In addition to his burgeoning career as a virtuoso soloist, Finehouse also has been acclaimed as a collaborative pianist. He also has acquired something of a name as a performer of contemporary music — albeit of the hyper-romantic wing — but the most contemporary piece on this evening's program is one by Alexander Scriabin, dating from 1905.
Finehouse will play Ludwig van Beethoven's Sonata in F-Minor, Opus 2, No. 1; Johannes Brahms' Intermezzo in A-Major, Opus 118, No. 2; Scriabin's Two Poems, Opus 32; Sergei Rachmaninoff's Prelude in G Minor, Opus 23, No. 5; and Frederic Chopin's Polonaise-Fantaisie in Ab-Major, Opus 61.
This is, to say the least, a romantic program, almost a history of the romantic piano. (When I say "romantic," I mean only that it is music that deliberately bypasses the rational mind of the listener and seeks to address the unconscious and the emotions directly.) It is, indeed, virtually a history of the composer-pianist as a romantic virtuoso, from the advent of Beethoven in the salons and concert-stages of Vienna to the death of Rachmaninff, a morose exile, in Beverly Hills, on March 28, 1943, 56 days after he became an American citizen.
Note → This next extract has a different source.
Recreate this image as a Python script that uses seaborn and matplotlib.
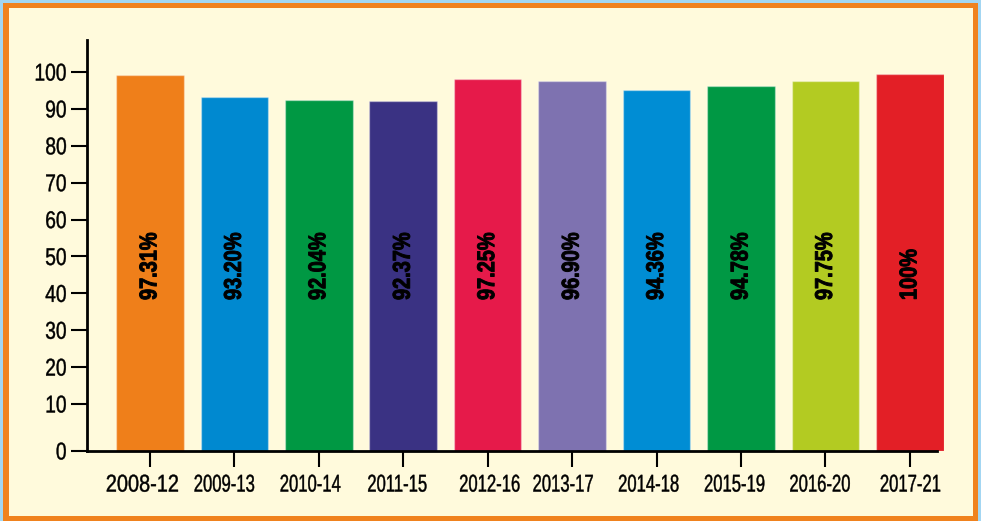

In between, we get Chopin and Brahms; and somewhere out on the lunatic fringe, we get Scriabin, the greatest of all the genius-charlatans that romanticism spawned (he really was a genius; he really was a charlatan).
All of these composers were themselves among the most celebrated pianists of their times, yet they were all, even Beethoven, poets first, virtuosos second (maybe that is why there is no Liszt.)
Scriabin is a great favorite of Russian pianists, and I'm pretty sure that accounts for his continuing presence on our recital programs. If Rachmaninff, Horowitz, Gould and Richter all think he's someone we ought to listen to, who are we to say nay?